Baseline Estradiol Level: This blood test is obtained 1 to 2 days before stimulation medications start. This test is confirm that the patients estradiol hormone is <50. The estradiol hormone must be <50 to start stimulation. This applies to all conventional patients and egg donors. If the patient starts her period approximately 4 days prior to this scheduled baseline estradiol blood test, she does NOT need to have the estradiol level checked. By starting her period in this time frame indicates a low estradiol hormone. Thus, she can start her stimulation protocol as per her calendar.
This ultrasound is performed 1 to 2 days prior to the start of injections. This ultrasound may apply to all recipients, surrogates or any patient undergoing a frozen embryo transfer cycle in addition to patients undergoing a conventional IVF cycle. In some cases a baseline estradiol blood test is performed instead of the baseline ultrasound depending upon the location of the patient and the availability of the physician. This baseline ultrasound assesses the ovaries for cysts. The ovaries must be free of ovarian cysts to start the injections. FDA Testing: As of May 2005, the FDA requires that all cycles using an egg donor (anonymous or known) must repeat infectious screening within 30 days of the Embryo Transfer. All sperm sources when using a surrogate must also repeat this testing. The testing is performed at the baseline estradiol or baseline ultrasound time during the cycle. The testing that must to be repeated for all egg donors are: HIV 1&2, HTLV 1&2, Hepatitis Bsag, Hepatitis B core AB, Hepatitis CAB, RPR/VDRL, Cervical Gonorrhea/Chlamydia. The testing that must be repeated for all sperm sources when using a surrogate are: HIV 1&2, HTLV 1&2, Hepatitis Bsag, Hepatitis Bcore AB, Hepatitis CAB, RPR/VDRL, urine GC/Chlamydia. IMPORTANT: All results of repeat infectious testing must be back and negative before the Embryo Transfer. If results are not back or abnormal the embryos will NOT be transferred.

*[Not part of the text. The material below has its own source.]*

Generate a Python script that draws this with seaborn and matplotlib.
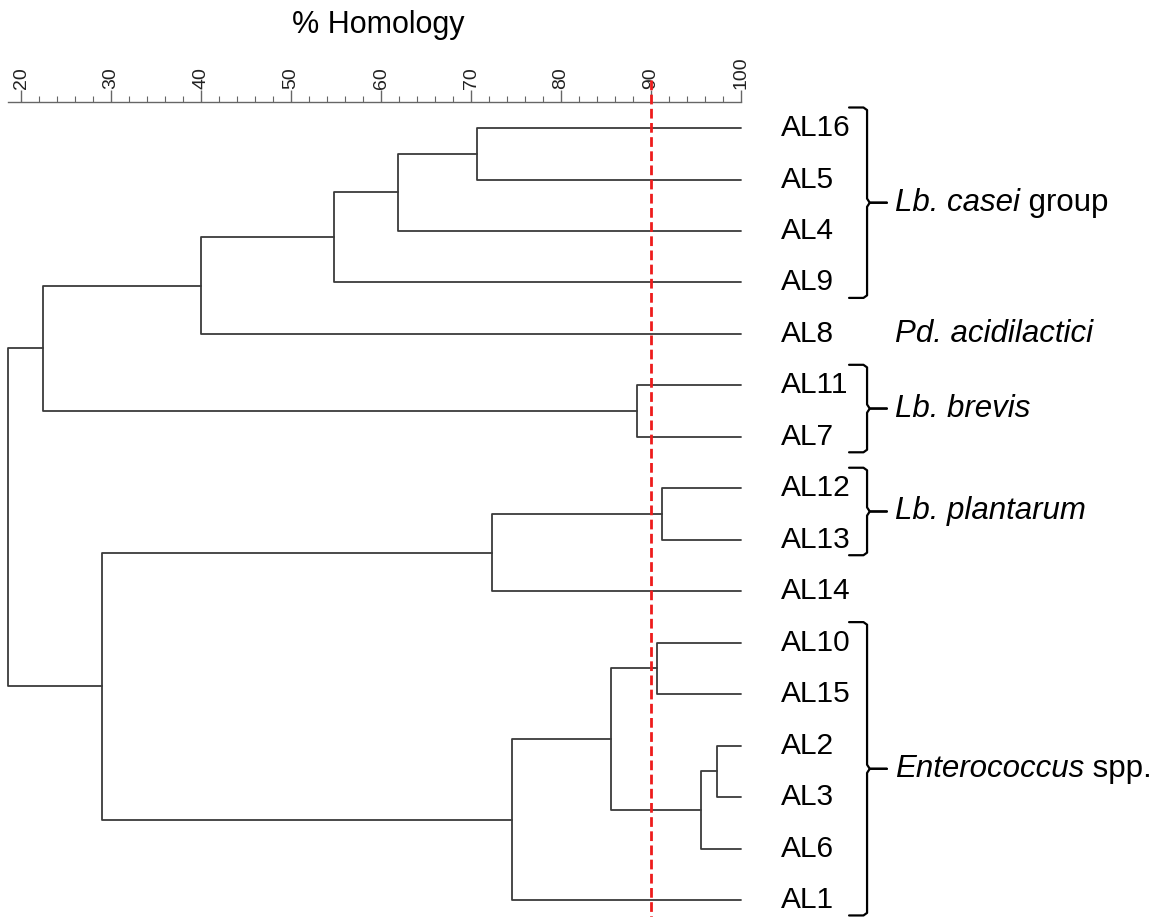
import numpy as np
import pandas as pd
import matplotlib
matplotlib.use("Agg")
import matplotlib.pyplot as plt
import seaborn as sns

# --- data ---
leaves = ["AL16", "AL5", "AL4", "AL9", "AL8", "AL11", "AL7", "AL12", "AL13",
          "AL14", "AL10", "AL15", "AL2", "AL3", "AL6", "AL1"]
# merges (linkage style): ids < 16 are leaves, >= 16 are earlier merges
merge_left = [0, 16, 17, 18, 5, 19, 7, 22, 10, 12, 25, 24, 27, 23, 21]
merge_right = [1, 2, 3, 4, 6, 20, 8, 9, 11, 13, 14, 26, 15, 28, 29]
merge_homology = [70.7, 61.9, 54.8, 40.0, 88.4, 22.4, 91.2, 72.3, 90.7,
                  97.3, 95.5, 85.6, 74.5, 29.0, 18.6]
cutoff = 90

group_names = ["Lb. casei", "Pd. acidilactici", "Lb. brevis", "Lb. plantarum", "Enterococcus"]
group_suffix = [" group", "", "", "", " spp."]
group_first = ["AL16", "AL8", "AL11", "AL12", "AL10"]
group_last = ["AL9", "AL8", "AL7", "AL13", "AL1"]

# --- build segment table ---
n = len(leaves)
node_x = {i: 100.0 for i in range(n)}
node_y = {i: float(i) for i in range(n)}
rows = []
for k, (a, b, h) in enumerate(zip(merge_left, merge_right, merge_homology)):
    nid = n + k
    node_x[nid] = h
    node_y[nid] = (node_y[a] + node_y[b]) / 2
    pts = [(node_x[a], node_y[a]), (h, node_y[a]), (h, node_y[b]), (node_x[b], node_y[b])]
    for i, (x, y) in enumerate(pts):
        rows.append({"seg": k, "order": i, "x": x, "y": y})
seg_df = pd.DataFrame(rows)

sns.set_theme(style="white")
plt.rcParams["font.family"] = ["Liberation Sans", "DejaVu Sans"]
plt.rcParams["text.color"] = "black"

fig = plt.figure(figsize=(11.62, 9.17), dpi=100)
ax = fig.add_axes([0.00724, 0.0, 0.6305, 0.889])

sns.lineplot(data=seg_df, x="x", y="y", units="seg", estimator=None, sort=False,
             color="#3a3a3a", linewidth=1.3, legend=False, ax=ax)
for line in ax.lines:
    line.set_clip_on(False)

ax.set_xlim(18.6, 100)
ax.set_ylim(15.33, -0.511)
ax.set_xlabel("")
ax.set_ylabel("")

# top axis
for s in ["left", "right", "bottom"]:
    ax.spines[s].set_visible(False)
ax.spines["top"].set_color("#666666")
ax.spines["top"].set_linewidth(1.0)
ax.xaxis.tick_top()
ax.set_xticks(np.arange(20, 101, 10))
ax.set_xticks(np.arange(20, 101, 2), minor=True)
ax.set_yticks([])
ax.tick_params(axis="x", which="major", direction="out", length=8.6, width=1.0,
               color="#666666", labelsize=14, pad=0.5, labelrotation=90,
               top=True, bottom=False, labeltop=True, labelbottom=False,
               labelcolor="#222222")
ax.tick_params(axis="x", which="minor", direction="out", length=4.3, width=0.8,
               color="#666666", top=True, bottom=False)

fig.text(378 / 1162, 1 - 25 / 917, "% Homology", ha="center", va="center", fontsize=22)

# cutoff line
ax.plot([cutoff, cutoff], [-0.93, 15.4], color="#ee1c1c", lw=2.0,
        ls=(0, (3.5, 1.6)), clip_on=False, zorder=5)

# leaf labels
for i, name in enumerate(leaves):
    ax.text(104.4, i, name, fontsize=21.5, va="center", ha="left", clip_on=False)

# group brackets and names
for name, suf, first, last in zip(group_names, group_suffix, group_first, group_last):
    i0, i1 = leaves.index(first), leaves.index(last)
    mid = (i0 + i1) / 2
    if i0 != i1:
        top, bot = i0 - 0.4, i1 + 0.3
        mid = (top + bot) / 2
        bx = [112.0, 113.6, 114.0, 114.0, 114.3, 116.2]
        ax.plot(bx, [top, top, top + 0.05, mid - 0.08, mid, mid], color="black",
                lw=1.6, clip_on=False, solid_joinstyle="round")
        ax.plot(bx, [bot, bot, bot - 0.05, mid + 0.08, mid, mid], color="black",
                lw=1.6, clip_on=False, solid_joinstyle="round")
    t1 = ax.text(117.1, mid, name, style="italic", fontsize=22.5, va="center",
                 ha="left", clip_on=False)
    if suf:
        ax.annotate(suf, xy=(1, 0), xycoords=t1, va="bottom", ha="left", fontsize=22.5)

fig.savefig("out.png", dpi=100)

Following the initial visit, the patient will be given a new calendar with specific instructions on how to proceed. She will be told what medications to continue taking and when to come back for another ultrasound. Usually another visit will be made 2-4 days after this date.
Usually one week after the start of the fertility drugs (such as Gonal-f® and or Menopur®), the patient will come in for her first appointment at PFC-Los Angeles. For out of town patients, this ultrasound can be done by a local doctor or center). During this short appointment, the following will be performed: A vaginal ultrasound examination: The purpose of this examination is to visualize the ovaries and count the number of follicles present. A follicle is the fluid-filled sac that contains the egg. Each follicle usually contains one egg. By counting the number of follicles we can determine how well the patient has responded to the fertility drugs. We will also measure the follicles. The size of the follicle gives a good idea about the maturity of the egg. As the patient continues to take the fertility drugs, these follicles will grow (about 3 mm in 2 days); and at a certain point in time they will be ready to be harvested. We usually like to retrieve the eggs when the majority of the follicles are between 18 and 20 mm in size. After evaluating the number and size of the follicles, the thickness and pattern of the uterine lining will also be evaluated. This is a crucial part of the examination because a poor lining will not be able to sustain a pregnancy. Occasionally a blood test for the hormone Estradiol (E2): As the follicles (containing the eggs) mature, the eggs secrete the Estradiol hormone. Therefore measuring the level of this hormone in the blood often gives us a good idea as to how the ovaries are responding to the drugs. The level increases over the next several days as the eggs are maturing and the follicles growing. The more eggs or follicles a patient has the higher the Estradiol level.
Following the initial visit, the patient will be given a new calendar with specific instructions on how to proceed. She will be told what medications to continue taking and when to come back for another ultrasound. Usually another visit will be made 2-4 days after this date. During this follow-up visit, an ultrasound examination (and possibly a blood test) to evaluate the growth of the follicles will be performed. The patient will again be given further instructions on what to do on a daily basis. Sometimes, yet another visit for another ultrasound examination and blood estradiol level will be required. Usually, however, two visits are all that is required prior to egg retrieval. HCG injection: When the physician decides that the follicles are ready to be aspirated (to remove the eggs), the patient will be given instructions to take an HCG injection 36 hours prior to the Egg Retrieval. This medication is crucial. It will “push” the eggs through their final stages of maturation and will release them from their attachments to the walls of the follicles to float inside the follicular fluid. If HCG is not taken correctly and at the exact time specified, the eggs will not be mature and will not be able to be aspirated. The patient will be given written instructions on how and when to administer this medication. She will also be given a new calendar, the HCG Calendar, which will contain additional instructions on what other medications (such as Progesterone) the patient should start taking. The HCG injection is usually given at night (usually between 7 PM and 11 PM), the Egg Retrieval is scheduled 36-38 hours after the injection, which falls two days later in the morning between 7 AM and 11 AM.